From graph duals to matrix pivots: a tour through delta-matorids
Combinatorics Seminar
12th November 2019, 11:00 am – 12:00 pm
Fry Building, 2.04
This talk will consider a variety of everyday graph theoretical notions --- duals, circle graphs, pivot-minors, Eulerian graphs, and bipartite graphs --- and will survey how they appear in the theory of delta-matroids. The emphasis will be on exposing the interplay between the graph theoretical and matroid theoretical concepts, and no prior knowledge of matroids will be assumed.

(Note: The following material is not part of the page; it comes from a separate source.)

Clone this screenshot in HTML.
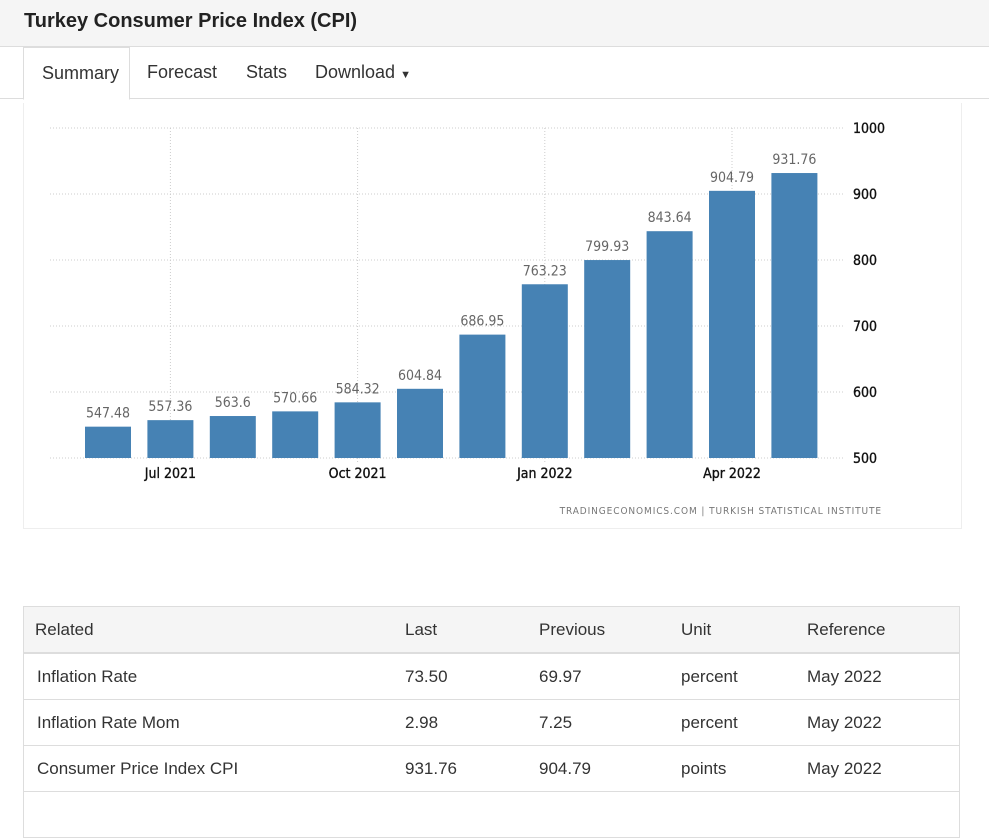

Matroids are often introduced either as objects that capture linear independence, or as generalisations of graphs. If one likes to think of a matroid as a structure that captures linear independence in vector spaces, then a delta-matroid is a structure that arises by retaining the (Steinitz) exchange properties of vector space bases, but dropping the requirement that basis elements are all of the same size. On the other hand, if one prefers to think of matroids as generalising graphs, then delta-matroids generalise graphs embedded in surfaces. There are a host of other ways in which delta-matroids arise in combinatorics. Indeed, they were introduced independently by three different groups of authors in the 1980s, with each definition having a different motivation (and all different from the two above). In this talk I'll survey some of the ways in which delta-matroids appear in graph theory. The focus will be on how the fundamental operations on delta-matroids appear, in different guises, as familiar and well-studied concepts in graph theory. In particular, I'll illustrate how apparently disparate pieces of graph theory come together in the world of delta-matroids.